Scripts to perform EGTA


License
Apache-2.0
Install
pip install egta==0.1.0

Documentation

Empirical Game-Theoretic Analysis

build

A command line tool for running egta on arbitrary simulators.

Setup

pip install --user -U egta

Usage

You need a set of supplementary files to actually run this. These files describe the game that's going to be run, and the process of getting payoff data for each profile when requested. This repository contains a sample simulator called cdasim that can be used for this purpose. Below are some example uses

  1. Perform the quiesce routine on a game that already has game data. One can also add noise to the payoffs for testing of equilibria procedures but this will just run it with no noise.

    egta quiesce game:game:cdasim/data_game.json
  2. Perform the quiesce routine on a game that's defined by a command line simulator. This will get profile data by sampling from the cdasim python simulator.

    egta quiesce 'sim:game:cdasim/small_game.json,command:python3 cdasim/sim.py 1 --single'

    By default the quiesce routine only uses one payoff sample per profile. Adding ,count:<number> to the description will help reduce the noise.

  3. Perform the quiesce routine on a game that's defined by an EGTA Online zip file. This will get profile by calling the batch script from a zip file the same way as EGTA Online. To accomplish this, this repository has a zip scheduler that takes a zip file and schedules like EGTA Online does.

    egta quiesce zip:game:cdasim/small_game.json,zipf:cdasim/cdasim.zip
  4. Perform the quiesce routine on a game with information on EGTA Online. The parameters specified here are for the same simulation that was uploaded there.

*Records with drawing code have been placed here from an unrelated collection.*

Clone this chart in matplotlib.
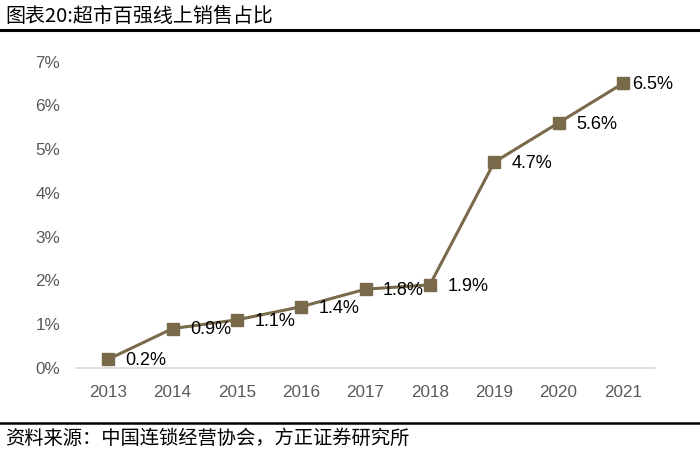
import matplotlib
matplotlib.use("Agg")
import matplotlib.pyplot as plt
from matplotlib.lines import Line2D

years = ["2013", "2014", "2015", "2016", "2017", "2018", "2019", "2020", "2021"]
share = [0.2, 0.9, 1.1, 1.4, 1.8, 1.9, 4.7, 5.6, 6.5]
value_labels = ["0.2%", "0.9%", "1.1%", "1.4%", "1.8%", "1.9%", "4.7%", "5.6%", "6.5%"]
y_ticks = [0, 1, 2, 3, 4, 5, 6, 7]
y_tick_labels = ["0%", "1%", "2%", "3%", "4%", "5%", "6%", "7%"]
title = "图表20:超市百强线上销售占比"
source = "资料来源：中国连锁经营协会，方正证券研究所"

plt.rcParams['font.family'] = ['Liberation Sans', 'Noto Sans CJK SC', 'DejaVu Sans']

fig = plt.figure(figsize=(7.0, 4.51), dpi=100)
ax = fig.add_axes([0.1086, 0.184, 0.8272, 0.6796])

color = "#7A6A4C"
x = list(range(len(years)))
ax.plot(x, share, color=color, linewidth=2.2, marker="s", markersize=8,
        markerfacecolor=color, markeredgecolor=color, zorder=3)

for i, (xi, yi, lab) in enumerate(zip(x, share, value_labels)):
    dx = 7.0 if i == len(x) - 1 else 12.5
    ax.annotate(lab, (xi, yi), xytext=(dx, -1), textcoords="offset points",
                ha="left", va="center", fontsize=13, color="#000000", zorder=4)

ax.set_xlim(-0.5, len(years) - 0.5)
ax.set_ylim(0, 7)
ax.set_xticks(x)
ax.set_xticklabels(years)
ax.set_yticks(y_ticks)
ax.set_yticklabels(y_tick_labels)
ax.tick_params(axis="both", length=0, labelsize=12.3, labelcolor="#595959")
ax.tick_params(axis="x", pad=12)
ax.tick_params(axis="y", pad=11.5)
for s in ["top", "right", "left"]:
    ax.spines[s].set_visible(False)
ax.spines["bottom"].set_color("#D9D9D9")
ax.spines["bottom"].set_linewidth(1.2)

fig.text(5 / 700, 1 - 16 / 451, title, ha="left", va="center", fontsize=14.4,
         family=['Noto Sans CJK SC', 'DejaVu Sans'], color="#000000")
fig.text(5 / 700, 1 - 438 / 451, source, ha="left", va="center", fontsize=13.9,
         family=['Noto Sans CJK SC', 'DejaVu Sans'], color="#000000")

fig.add_artist(Line2D([0, 1], [1 - 30 / 451] * 2, color="black", linewidth=2.2,
                      transform=fig.transFigure))
fig.add_artist(Line2D([0, 1], [1 - 423 / 451] * 2, color="black", linewidth=1.8,
                      transform=fig.transFigure))

fig.savefig("out.png", dpi=100)
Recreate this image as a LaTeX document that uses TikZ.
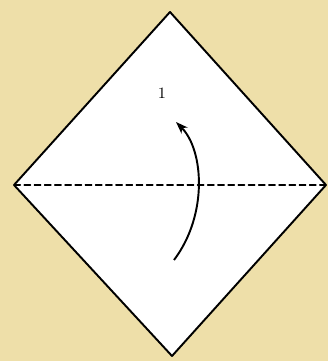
\documentclass[tikz,border=0pt]{standalone}
\usepackage{tikz}
\usepackage{tkz-euclide}
\usetikzlibrary{arrows.meta}
\definecolor{paper}{HTML}{EEDFA9}

\begin{document}
\begin{tikzpicture}[line width=1pt]
  \fill[paper] (0,0) rectangle (6.56,7.22);
  \useasboundingbox (0,0) rectangle (6.56,7.22);

  \tkzDefPoints{3.40/6.98/T,0.28/3.52/L,6.52/3.52/R,3.44/0.10/B}
  \tkzDrawPolygon[fill=white,line width=1.1pt,line join=round](T,L,B,R)
  \tkzDrawSegments[line width=0.8pt,dash pattern=on 3.6pt off 2.2pt](L,R)

  \tkzDefPoints{3.48/2.02/S,3.52/4.78/E}
  \draw[line width=1.1pt,-{Stealth[length=7pt,width=5pt]}] (S) .. controls (4.16,2.92) and (4.08,4.22) .. (E);
  \node[font=\small] (step1) at (3.24,5.36) {1};
\end{tikzpicture}
\end{document}
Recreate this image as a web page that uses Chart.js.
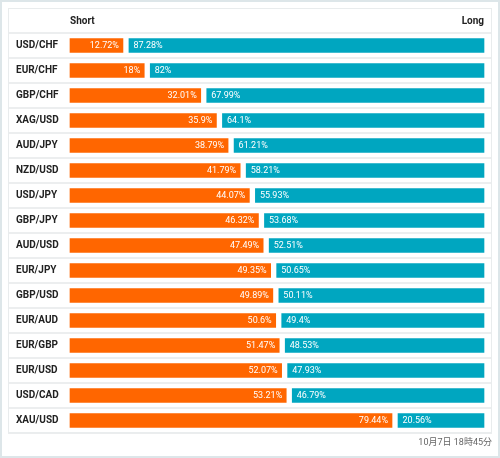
<!DOCTYPE html>
<html>
<head>
<meta charset="utf-8">
<script src="https://cdn.jsdelivr.net/npm/chart.js@4"></script>
<style>
html,body{margin:0;padding:0;background:#fff;}
#wrap{width:500px;height:458px;position:relative;}
canvas{display:block;}
</style>
</head>
<body>
<div id="wrap"><canvas id="c" width="500" height="458"></canvas></div>
<script>
const categories = ['USD/CHF','EUR/CHF','GBP/CHF','XAG/USD','AUD/JPY','NZD/USD','USD/JPY','GBP/JPY','AUD/USD','EUR/JPY','GBP/USD','EUR/AUD','EUR/GBP','EUR/USD','USD/CAD','XAU/USD'];
const shortPct = [12.72,18,32.01,35.9,38.79,41.79,44.07,46.32,47.49,49.35,49.89,50.6,51.47,52.07,53.21,79.44];
const longPct  = [87.28,82,67.99,64.1,61.21,58.21,55.93,53.68,52.51,50.65,50.11,49.4,48.53,47.93,46.79,20.56];
const headerLeft = 'Short';
const headerRight = 'Long';
const footerText = '10月7日 18時45分';

const SHORT_MIN = -1.9, SHORT_MAX = 102.25;
const LONG_MIN = -2.25, LONG_MAX = 101.9;
const BW = 3;

const decor = {
  id: 'decor',
  beforeDraw(chart) {
    const ctx = chart.ctx;
    ctx.save();
    ctx.fillStyle = '#fff';
    ctx.fillRect(0, 0, chart.width, chart.height);
    ctx.strokeStyle = '#dde6e9';
    ctx.lineWidth = 2;
    ctx.strokeRect(1, 1, chart.width - 2, chart.height - 2);
    ctx.restore();
  },
  beforeDatasetsDraw(chart) {
    const ctx = chart.ctx;
    const y = chart.scales.y;
    const area = chart.chartArea;
    const n = categories.length;
    const step = (y.getPixelForValue(1) - y.getPixelForValue(0));
    ctx.save();
    ctx.strokeStyle = '#eceeef';
    ctx.lineWidth = 2;
    const L = 8, R = chart.width - 8;
    for (let i = 0; i <= n; i++) {
      const py = y.getPixelForValue(0) - step / 2 + i * step;
      ctx.beginPath();
      ctx.moveTo(L, py);
      ctx.lineTo(R, py);
      ctx.stroke();
    }
    // table frame
    ctx.lineWidth = 1;
    ctx.strokeStyle = '#e9eced';
    const top = 8.5, bottom = y.getPixelForValue(n - 1) + step / 2;
    ctx.strokeRect(L + 0.5, top, R - L - 1, bottom - top);
    // header
    ctx.fillStyle = '#222';
    ctx.font = 'bold 10px Roboto';
    ctx.textBaseline = 'middle';
    const hy = (top + (y.getPixelForValue(0) - step / 2)) / 2 + 1;
    ctx.textAlign = 'left';
    ctx.fillText(headerLeft, area.left + BW, hy);
    ctx.textAlign = 'right';
    ctx.fillText(headerRight, area.right - BW, hy);
    // footer
    ctx.fillStyle = '#666';
    ctx.font = '9px Roboto, "Noto Sans CJK JP"';
    ctx.textAlign = 'right';
    ctx.fillText(footerText, R, bottom + 10);
    ctx.restore();
  },
  afterDatasetsDraw(chart) {
    const ctx = chart.ctx;
    const m0 = chart.getDatasetMeta(0).data;
    const m1 = chart.getDatasetMeta(1).data;
    ctx.save();
    ctx.fillStyle = '#fff';
    ctx.font = '9px Roboto';
    ctx.textBaseline = 'middle';
    for (let i = 0; i < categories.length; i++) {
      const s = m0[i], l = m1[i];
      ctx.textAlign = 'right';
      ctx.fillText(shortPct[i] + '%', s.x - BW - 4, s.y + 0.5);
      ctx.textAlign = 'left';
      ctx.fillText(longPct[i] + '%', l.x + BW + 4.5, l.y + 0.5);
    }
    ctx.restore();
  }
};

new Chart(document.getElementById('c'), {
  type: 'bar',
  data: {
    labels: categories,
    datasets: [
      {
        label: 'Short',
        data: shortPct,
        xAxisID: 'x',
        base: SHORT_MIN,
        backgroundColor: '#ff6600',
        borderColor: '#ffffff',
        borderWidth: BW,
        borderSkipped: false,
        barThickness: 20,
        grouped: false
      },
      {
        label: 'Long',
        data: longPct,
        xAxisID: 'x2',
        base: LONG_MIN,
        backgroundColor: '#00a6c0',
        borderColor: '#ffffff',
        borderWidth: BW,
        borderSkipped: false,
        barThickness: 20,
        grouped: false
      }
    ]
  },
  options: {
    indexAxis: 'y',
    responsive: false,
    animation: false,
    devicePixelRatio: 1,
    layout: { padding: { top: 33, bottom: 25, left: 16, right: 13 } },
    plugins: { legend: { display: false }, tooltip: { enabled: false }, title: { display: false } },
    scales: {
      x: { type: 'linear', min: SHORT_MIN, max: SHORT_MAX, display: false },
      x2: { type: 'linear', axis: 'x', reverse: true, min: LONG_MIN, max: LONG_MAX, display: false },
      y: {
        type: 'category',
        grid: { display: false, drawTicks: false },
        border: { display: false },
        afterFit(scale) { scale.width = 51; },
        ticks: {
          autoSkip: false,
          crossAlign: 'far',
          padding: 0,
          color: '#222',
          font: { family: 'Roboto', size: 10, weight: 'bold' }
        }
      }
    }
  },
  plugins: [decor]
});
</script>
</body>
</html>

    egta quiesce eo:game:1466,mem:2048,time:60 --dpr buyers:2,sellers:2

    Note: This game has already been solved, so this call will only fetch the initial game and then solve it without scheduling more profiles.

Development

Makefile has all of the relevant commands for settings up a development environment. Typing make will print out everything it's setup to do.

make setup will do a best effort to setup an appropriate development environment. The script requires a python interpreter that's at least version 3.5. To specify a different interpreter than the default lookup on your path use make setup PYTHON=<alternate-python>, e.g. on many ubuntu systems you might need to run make setup PYTHON=python3.